太宗駕崩,武才人削發為尼,在感業寺的青燈下熬了數日。已是皇帝的李治拜佛為名,在寺廟裏摟住這位小媽就是一頓亂親,互訴衷腸。召入宮中之後,武“才人”成為了武“昭儀”,不久,進號“宸妃”。此後故事,耳熟能詳,最讓人心驚肉跳的,莫過於武氏為了搞掉對手王皇後,竟然忍心親手掐死自己粉雕玉琢的小女兒,然後向高宗哭訴是王皇後所為,殘忍心機,讓人不寒而栗。

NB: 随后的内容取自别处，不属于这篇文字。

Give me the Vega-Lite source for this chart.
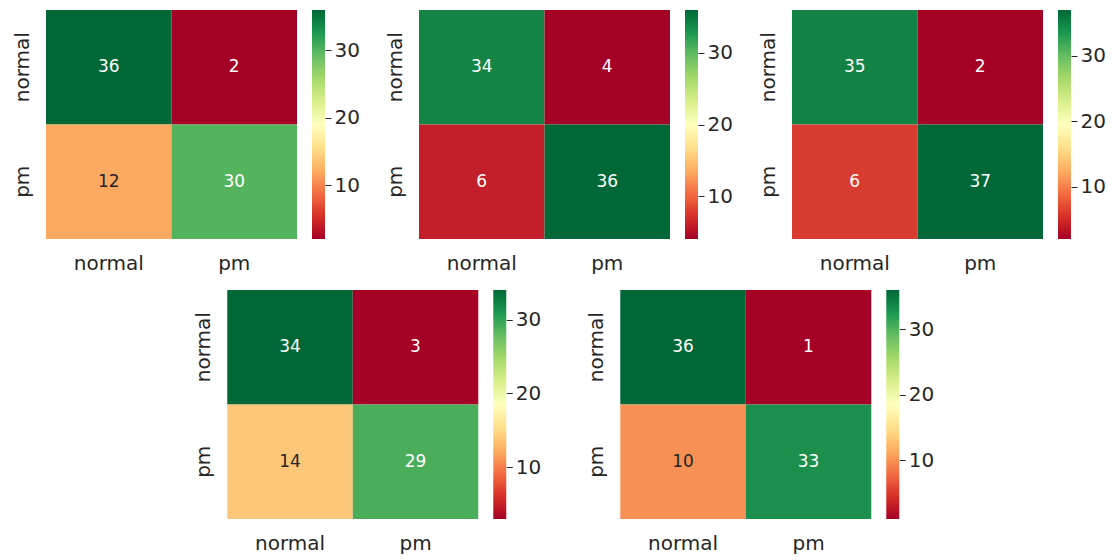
{
  "$schema": "https://vega.github.io/schema/vega-lite/v6.json",
  "padding": {"left": 6, "top": 10, "right": 0, "bottom": 0},
  "background": "white",
  "config": {
    "font": "DejaVu Sans",
    "view": {"stroke": null},
    "axis": {"labelColor": "#262626", "labelFontSize": 20, "title": null, "domain": false, "grid": false},
    "text": {"font": "DejaVu Sans"}
  },
  "datasets": {
    "m1": [{"actual": "normal", "pred": "normal", "v": 36}, {"actual": "normal", "pred": "pm", "v": 2}, {"actual": "pm", "pred": "normal", "v": 12}, {"actual": "pm", "pred": "pm", "v": 30}],
    "m2": [{"actual": "normal", "pred": "normal", "v": 34}, {"actual": "normal", "pred": "pm", "v": 4}, {"actual": "pm", "pred": "normal", "v": 6}, {"actual": "pm", "pred": "pm", "v": 36}],
    "m3": [{"actual": "normal", "pred": "normal", "v": 35}, {"actual": "normal", "pred": "pm", "v": 2}, {"actual": "pm", "pred": "normal", "v": 6}, {"actual": "pm", "pred": "pm", "v": 37}],
    "m4": [{"actual": "normal", "pred": "normal", "v": 34}, {"actual": "normal", "pred": "pm", "v": 3}, {"actual": "pm", "pred": "normal", "v": 14}, {"actual": "pm", "pred": "pm", "v": 29}],
    "m5": [{"actual": "normal", "pred": "normal", "v": 36}, {"actual": "normal", "pred": "pm", "v": 1}, {"actual": "pm", "pred": "normal", "v": 10}, {"actual": "pm", "pred": "pm", "v": 33}],
    "c1": [{"lo": 2, "hi": 36}],
    "c2": [{"lo": 4, "hi": 36}],
    "c3": [{"lo": 2, "hi": 37}],
    "c4": [{"lo": 3, "hi": 34}],
    "c5": [{"lo": 1, "hi": 36}]
  },
  "resolve": {"scale": {"color": "independent"}},
  "vconcat": [
    {
      "resolve": {"scale": {"color": "independent"}},
      "hconcat": [
        {
          "resolve": {"scale": {"color": "independent"}},
          "hconcat": [
            {
              "data": {"name": "m1"}, "width": 251, "height": 229,
              "encoding": {
                "x": {"field": "pred", "type": "nominal", "sort": ["normal", "pm"], "scale": {"paddingInner": 0, "paddingOuter": 0}, "axis": {"labelAngle": 0, "ticks": false, "labelPadding": 14, "minExtent": 40, "maxExtent": 40}},
                "y": {"field": "actual", "type": "nominal", "sort": ["normal", "pm"], "scale": {"paddingInner": 0, "paddingOuter": 0}, "axis": {"labelAngle": -90, "labelAlign": "center", "labelBaseline": "bottom", "ticks": false, "labelPadding": 14, "minExtent": 40, "maxExtent": 40}}
              },
              "layer": [
                {"mark": "rect", "encoding": {"color": {"field": "v", "type": "quantitative", "scale": {"scheme": "redyellowgreen", "domain": [2, 36], "nice": false, "zero": false}, "legend": null}}},
                {"mark": {"type": "text", "fontSize": 17}, "encoding": {"text": {"field": "v", "type": "quantitative"}, "color": {"condition": {"test": "datum.v >= 8 && datum.v <= 25", "value": "#262626"}, "value": "#ffffff"}}}
              ]
            },
            {
              "data": {"name": "c1"}, "width": 13, "height": 229,
              "mark": {"type": "rect", "color": {"gradient": "linear", "x1": 0, "y1": 1, "x2": 0, "y2": 0, "stops": [{"offset": 0, "color": "#a50026"}, {"offset": 0.1, "color": "#d73027"}, {"offset": 0.2, "color": "#f46d43"}, {"offset": 0.3, "color": "#fdae61"}, {"offset": 0.4, "color": "#fee08b"}, {"offset": 0.5, "color": "#ffffbf"}, {"offset": 0.6, "color": "#d9ef8b"}, {"offset": 0.7, "color": "#a6d96a"}, {"offset": 0.8, "color": "#66bd63"}, {"offset": 0.9, "color": "#1a9850"}, {"offset": 1, "color": "#006837"}]}},
              "encoding": {
                "y": {"field": "lo", "type": "quantitative", "scale": {"domain": [2, 36], "nice": false, "zero": false}, "axis": {"orient": "right", "values": [10, 20, 30], "tickSize": 6, "tickColor": "#262626", "labelPadding": 3, "minExtent": 40, "maxExtent": 40}},
                "y2": {"field": "hi"}
              }
            }
          ],
          "spacing": 15
        },
        {
          "resolve": {"scale": {"color": "independent"}},
          "hconcat": [
            {
              "data": {"name": "m2"}, "width": 251, "height": 229,
              "encoding": {
                "x": {"field": "pred", "type": "nominal", "sort": ["normal", "pm"], "scale": {"paddingInner": 0, "paddingOuter": 0}, "axis": {"labelAngle": 0, "ticks": false, "labelPadding": 14, "minExtent": 40, "maxExtent": 40}},
                "y": {"field": "actual", "type": "nominal", "sort": ["normal", "pm"], "scale": {"paddingInner": 0, "paddingOuter": 0}, "axis": {"labelAngle": -90, "labelAlign": "center", "labelBaseline": "bottom", "ticks": false, "labelPadding": 14, "minExtent": 40, "maxExtent": 40}}
              },
              "layer": [
                {"mark": "rect", "encoding": {"color": {"field": "v", "type": "quantitative", "scale": {"scheme": "redyellowgreen", "domain": [4, 36], "nice": false, "zero": false}, "legend": null}}},
                {"mark": {"type": "text", "fontSize": 17}, "encoding": {"text": {"field": "v", "type": "quantitative"}, "color": {"condition": {"test": "datum.v >= 8 && datum.v <= 25", "value": "#262626"}, "value": "#ffffff"}}}
              ]
            },
            {
              "data": {"name": "c2"}, "width": 13, "height": 229,
              "mark": {"type": "rect", "color": {"gradient": "linear", "x1": 0, "y1": 1, "x2": 0, "y2": 0, "stops": [{"offset": 0, "color": "#a50026"}, {"offset": 0.1, "color": "#d73027"}, {"offset": 0.2, "color": "#f46d43"}, {"offset": 0.3, "color": "#fdae61"}, {"offset": 0.4, "color": "#fee08b"}, {"offset": 0.5, "color": "#ffffbf"}, {"offset": 0.6, "color": "#d9ef8b"}, {"offset": 0.7, "color": "#a6d96a"}, {"offset": 0.8, "color": "#66bd63"}, {"offset": 0.9, "color": "#1a9850"}, {"offset": 1, "color": "#006837"}]}},
              "encoding": {
                "y": {"field": "lo", "type": "quantitative", "scale": {"domain": [4, 36], "nice": false, "zero": false}, "axis": {"orient": "right", "values": [10, 20, 30], "tickSize": 6, "tickColor": "#262626", "labelPadding": 3, "minExtent": 40, "maxExtent": 40}},
                "y2": {"field": "hi"}
              }
            }
          ],
          "spacing": 15
        },
        {
          "resolve": {"scale": {"color": "independent"}},
          "hconcat": [
            {
              "data": {"name": "m3"}, "width": 251, "height": 229,
              "encoding": {
                "x": {"field": "pred", "type": "nominal", "sort": ["normal", "pm"], "scale": {"paddingInner": 0, "paddingOuter": 0}, "axis": {"labelAngle": 0, "ticks": false, "labelPadding": 14, "minExtent": 40, "maxExtent": 40}},
                "y": {"field": "actual", "type": "nominal", "sort": ["normal", "pm"], "scale": {"paddingInner": 0, "paddingOuter": 0}, "axis": {"labelAngle": -90, "labelAlign": "center", "labelBaseline": "bottom", "ticks": false, "labelPadding": 14, "minExtent": 40, "maxExtent": 40}}
              },
              "layer": [
                {"mark": "rect", "encoding": {"color": {"field": "v", "type": "quantitative", "scale": {"scheme": "redyellowgreen", "domain": [2, 37], "nice": false, "zero": false}, "legend": null}}},
                {"mark": {"type": "text", "fontSize": 17}, "encoding": {"text": {"field": "v", "type": "quantitative"}, "color": {"condition": {"test": "datum.v >= 8 && datum.v <= 25", "value": "#262626"}, "value": "#ffffff"}}}
              ]
            },
            {
              "data": {"name": "c3"}, "width": 13, "height": 229,
              "mark": {"type": "rect", "color": {"gradient": "linear", "x1": 0, "y1": 1, "x2": 0, "y2": 0, "stops": [{"offset": 0, "color": "#a50026"}, {"offset": 0.1, "color": "#d73027"}, {"offset": 0.2, "color": "#f46d43"}, {"offset": 0.3, "color": "#fdae61"}, {"offset": 0.4, "color": "#fee08b"}, {"offset": 0.5, "color": "#ffffbf"}, {"offset": 0.6, "color": "#d9ef8b"}, {"offset": 0.7, "color": "#a6d96a"}, {"offset": 0.8, "color": "#66bd63"}, {"offset": 0.9, "color": "#1a9850"}, {"offset": 1, "color": "#006837"}]}},
              "encoding": {
                "y": {"field": "lo", "type": "quantitative", "scale": {"domain": [2, 37], "nice": false, "zero": false}, "axis": {"orient": "right", "values": [10, 20, 30], "tickSize": 6, "tickColor": "#262626", "labelPadding": 3, "minExtent": 44, "maxExtent": 44}},
                "y2": {"field": "hi"}
              }
            }
          ],
          "spacing": 15
        }
      ],
      "spacing": 14
    },
    {
      "resolve": {"scale": {"color": "independent"}},
      "hconcat": [
        {
          "resolve": {"scale": {"color": "independent"}},
          "hconcat": [
            {
              "data": {"name": "m4"}, "width": 251, "height": 229,
              "encoding": {
                "x": {"field": "pred", "type": "nominal", "sort": ["normal", "pm"], "scale": {"paddingInner": 0, "paddingOuter": 0}, "axis": {"labelAngle": 0, "ticks": false, "labelPadding": 14, "minExtent": 40, "maxExtent": 40}},
                "y": {"field": "actual", "type": "nominal", "sort": ["normal", "pm"], "scale": {"paddingInner": 0, "paddingOuter": 0}, "axis": {"labelAngle": -90, "labelAlign": "center", "labelBaseline": "bottom", "ticks": false, "labelPadding": 14, "minExtent": 40, "maxExtent": 40}}
              },
              "layer": [
                {"mark": "rect", "encoding": {"color": {"field": "v", "type": "quantitative", "scale": {"scheme": "redyellowgreen", "domain": [3, 34], "nice": false, "zero": false}, "legend": null}}},
                {"mark": {"type": "text", "fontSize": 17}, "encoding": {"text": {"field": "v", "type": "quantitative"}, "color": {"condition": {"test": "datum.v >= 8 && datum.v <= 25", "value": "#262626"}, "value": "#ffffff"}}}
              ]
            },
            {
              "data": {"name": "c4"}, "width": 13, "height": 229,
              "mark": {"type": "rect", "color": {"gradient": "linear", "x1": 0, "y1": 1, "x2": 0, "y2": 0, "stops": [{"offset": 0, "color": "#a50026"}, {"offset": 0.1, "color": "#d73027"}, {"offset": 0.2, "color": "#f46d43"}, {"offset": 0.3, "color": "#fdae61"}, {"offset": 0.4, "color": "#fee08b"}, {"offset": 0.5, "color": "#ffffbf"}, {"offset": 0.6, "color": "#d9ef8b"}, {"offset": 0.7, "color": "#a6d96a"}, {"offset": 0.8, "color": "#66bd63"}, {"offset": 0.9, "color": "#1a9850"}, {"offset": 1, "color": "#006837"}]}},
              "encoding": {
                "y": {"field": "lo", "type": "quantitative", "scale": {"domain": [3, 34], "nice": false, "zero": false}, "axis": {"orient": "right", "values": [10, 20, 30], "tickSize": 6, "tickColor": "#262626", "labelPadding": 3, "minExtent": 40, "maxExtent": 40}},
                "y2": {"field": "hi"}
              }
            }
          ],
          "spacing": 15
        },
        {
          "resolve": {"scale": {"color": "independent"}},
          "hconcat": [
            {
              "data": {"name": "m5"}, "width": 251, "height": 229,
              "encoding": {
                "x": {"field": "pred", "type": "nominal", "sort": ["normal", "pm"], "scale": {"paddingInner": 0, "paddingOuter": 0}, "axis": {"labelAngle": 0, "ticks": false, "labelPadding": 14, "minExtent": 40, "maxExtent": 40}},
                "y": {"field": "actual", "type": "nominal", "sort": ["normal", "pm"], "scale": {"paddingInner": 0, "paddingOuter": 0}, "axis": {"labelAngle": -90, "labelAlign": "center", "labelBaseline": "bottom", "ticks": false, "labelPadding": 14, "minExtent": 40, "maxExtent": 40}}
              },
              "layer": [
                {"mark": "rect", "encoding": {"color": {"field": "v", "type": "quantitative", "scale": {"scheme": "redyellowgreen", "domain": [1, 36], "nice": false, "zero": false}, "legend": null}}},
                {"mark": {"type": "text", "fontSize": 17}, "encoding": {"text": {"field": "v", "type": "quantitative"}, "color": {"condition": {"test": "datum.v >= 8 && datum.v <= 25", "value": "#262626"}, "value": "#ffffff"}}}
              ]
            },
            {
              "data": {"name": "c5"}, "width": 13, "height": 229,
              "mark": {"type": "rect", "color": {"gradient": "linear", "x1": 0, "y1": 1, "x2": 0, "y2": 0, "stops": [{"offset": 0, "color": "#a50026"}, {"offset": 0.1, "color": "#d73027"}, {"offset": 0.2, "color": "#f46d43"}, {"offset": 0.3, "color": "#fdae61"}, {"offset": 0.4, "color": "#fee08b"}, {"offset": 0.5, "color": "#ffffbf"}, {"offset": 0.6, "color": "#d9ef8b"}, {"offset": 0.7, "color": "#a6d96a"}, {"offset": 0.8, "color": "#66bd63"}, {"offset": 0.9, "color": "#1a9850"}, {"offset": 1, "color": "#006837"}]}},
              "encoding": {
                "y": {"field": "lo", "type": "quantitative", "scale": {"domain": [1, 36], "nice": false, "zero": false}, "axis": {"orient": "right", "values": [10, 20, 30], "tickSize": 6, "tickColor": "#262626", "labelPadding": 3, "minExtent": 24, "maxExtent": 24}},
                "y2": {"field": "hi"}
              }
            }
          ],
          "spacing": 15
        }
      ],
      "spacing": 34
    }
  ],
  "spacing": 11, "center": true
}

當然,廢掉皇後在高宗時代是天大的事情,看似“皇帝家事”,實際涉及當時關、隴大族與庶族地主間的勾心鬥角與暗中角力。唐太宗時,對山東士族進行了不遺余力的打擊,但對以武川軍閥為主的“自己人”關隴大族卻竭力維護、提攜。高宗正妻王皇後,名門大族之女,又是高祖李淵同母妹同安長公主的侄孫女,是太宗當時為兒子“禦選”的“佳妻”。長孫無忌作為帝舅,與韓瑗、於志寧(此人雖首鼠兩端,其實也是反對武氏為後的一派),褚遂良、來濟等關隴士族派系,明確反對高宗廢後。出身於庶族地主的許敬宗、李義府等人,屬於長期在政治上郁郁不得志的“寒族”,名義上是擁立武則天為皇後(其實武氏本人也屬關隴家族),其實是想籍此提高自身的勢力,在政治上想來個大翻盤,如果“押寶”成功,就不僅僅是揚眉吐氣的事情,而且是扳倒敵對勢力的傾力一擊。